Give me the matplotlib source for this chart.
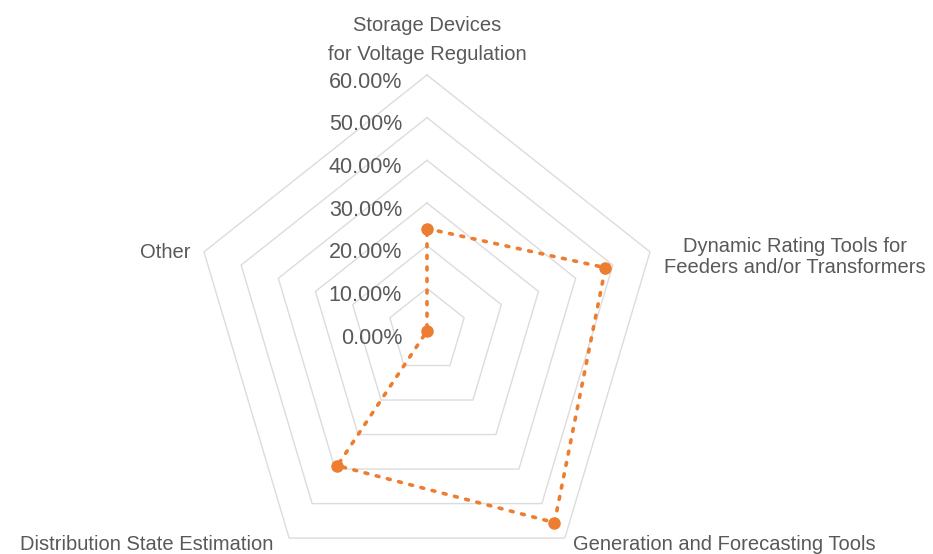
import numpy as np
import matplotlib
matplotlib.use("Agg")
import matplotlib.pyplot as plt

# ---- data ----
categories = [
    "Storage Devices\nfor Voltage Regulation",
    "Dynamic Rating Tools for\nFeeders and/or Transformers",
    "Generation and Forecasting Tools",
    "Distribution State Estimation",
    "Other",
]
values = [24.0, 48.0, 55.5, 39.0, 0.0]          # percent
ring_values = [0, 10, 20, 30, 40, 50, 60]
ring_labels = ["0.00%", "10.00%", "20.00%", "30.00%", "40.00%", "50.00%", "60.00%"]

W, H = 933, 554
fig = plt.figure(figsize=(W / 100, H / 100), dpi=100)
ax = fig.add_axes([0, 0, 1, 1])
ax.set_axis_off()

# centre at pixel (427, 331); 60% -> 234.5 px horizontally, 256 px vertically
cx, cy = 427, 331
sx = 234.5 / 60.0
sy = 256.0 / 60.0
ax.set_xlim(-cx / sx, (W - cx) / sx)
ax.set_ylim(-(H - cy) / sy, cy / sy)

n = len(categories)
theta = 2 * np.pi * np.arange(n) / n
ux, uy = np.sin(theta), np.cos(theta)

grid_color = "#dcdcdc"
text_color = "#595959"
orange = "#ED7D31"
font = "Liberation Sans"

# pentagon grid
for r in ring_values[1:]:
    xs = np.append(r * ux, r * ux[0])
    ys = np.append(r * uy, r * uy[0])
    ax.plot(xs, ys, color=grid_color, lw=1.0, zorder=1)

# radial tick labels
for r, lab in zip(ring_values, ring_labels):
    ax.annotate(lab, xy=(0, r), xytext=(-25, -7), textcoords="offset pixels",
                ha="right", va="center", fontsize=15.5, color=text_color,
                family=font)

# data series
v = np.array(values)
xs = np.append(v * ux, v[0] * ux[0])
ys = np.append(v * uy, v[0] * uy[0])
ax.plot(xs, ys, color=orange, lw=2.6, linestyle=(0, (0.8, 2.4)),
        dash_capstyle="round", zorder=3)
ax.plot(v * ux, v * uy, "o", color=orange, ms=8, zorder=4)

# category labels (pixel positions)
def ftext(px, py, s, ha="center", ls=1.2):
    fig.text(px / W, 1 - py / H, s, ha=ha, va="center", fontsize=14.5,
             color=text_color, family=font, linespacing=ls, multialignment="center")

ftext(427, 40, categories[0], ls=1.7)
ftext(795, 257, categories[1], ls=1.15)
ftext(724, 545, categories[2])
ftext(147, 545, categories[3])
ftext(165, 252, categories[4])

fig.savefig("out.png", dpi=100, facecolor="white")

########

**Exercise requirements**: Reproduce the material above exactly, first line through the line that contains "ax.set_ylim(-(H - cy) / sy, cy / sy)", minus the pictures.

**Result for this task**:
Give me the matplotlib source for this chart.
import numpy as np
import matplotlib
matplotlib.use("Agg")
import matplotlib.pyplot as plt

# ---- data ----
categories = [
    "Storage Devices\nfor Voltage Regulation",
    "Dynamic Rating Tools for\nFeeders and/or Transformers",
    "Generation and Forecasting Tools",
    "Distribution State Estimation",
    "Other",
]
values = [24.0, 48.0, 55.5, 39.0, 0.0]          # percent
ring_values = [0, 10, 20, 30, 40, 50, 60]
ring_labels = ["0.00%", "10.00%", "20.00%", "30.00%", "40.00%", "50.00%", "60.00%"]

W, H = 933, 554
fig = plt.figure(figsize=(W / 100, H / 100), dpi=100)
ax = fig.add_axes([0, 0, 1, 1])
ax.set_axis_off()

# centre at pixel (427, 331); 60% -> 234.5 px horizontally, 256 px vertically
cx, cy = 427, 331
sx = 234.5 / 60.0
sy = 256.0 / 60.0
ax.set_xlim(-cx / sx, (W - cx) / sx)
ax.set_ylim(-(H - cy) / sy, cy / sy)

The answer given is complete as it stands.